What is the tangent ratio?
In a right triangle, the tangent of an acute angle θ is the ratio of the length of the side opposite the angle to the length of the side adjacent to it. Written as a formula, \(\tan(\theta) = \text{opposite} \div \text{adjacent}\). The tangent is one of the three core trigonometric ratios alongside sine and cosine, and it is widely used in geometry, surveying, navigation, engineering, and physics to relate angles and distances.

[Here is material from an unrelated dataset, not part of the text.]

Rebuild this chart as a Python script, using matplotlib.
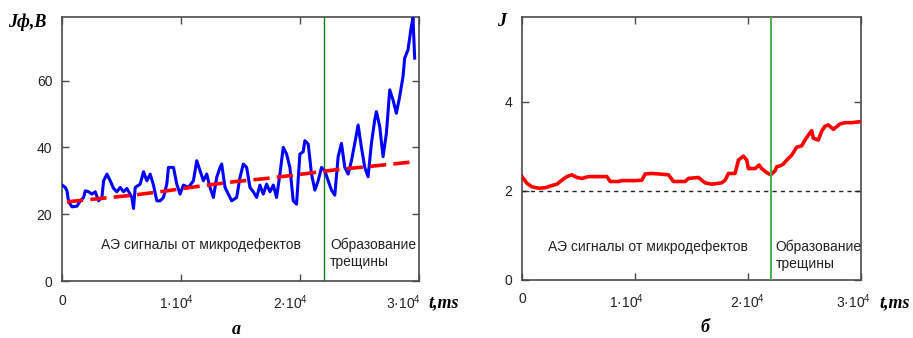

How to use this calculator
Enter the length of the opposite side (the side facing the angle) and the adjacent side (the side next to the angle, not the hypotenuse). The calculator instantly returns the tangent ratio and the corresponding angle θ in degrees. Lengths can be in any consistent unit because the ratio is dimensionless.
The formula explained
The tangent is simply a division: $$\tan(\theta) = \frac{\text{Opposite}}{\text{Adjacent}}$$ Because it is a pure ratio, scaling both sides by the same factor leaves the value unchanged. To find the angle itself, take the inverse tangent: $$\theta = \arctan\!\left(\frac{\text{Opposite}}{\text{Adjacent}}\right)$$ which this tool reports in degrees.
Worked example
Suppose the opposite side is 3 and the adjacent side is 4. Then $$\tan(\theta) = 3 \div 4 = 0.75$$ Taking the arctangent gives $$\theta = \arctan(0.75) \approx 36.87°$$ This is the well-known 3-4-5 right triangle.
FAQ
What if the adjacent side is zero? The tangent is undefined (the angle approaches 90°); the calculator reports the ratio as 0 to avoid division by zero, but treat that case as undefined.
Does the unit matter? No. The tangent is a ratio, so it is unitless as long as both sides use the same unit.
Can the tangent be negative? In a basic right triangle the sides are positive, so \(\tan(\theta)\) is positive. Negative values arise only when using signed coordinates.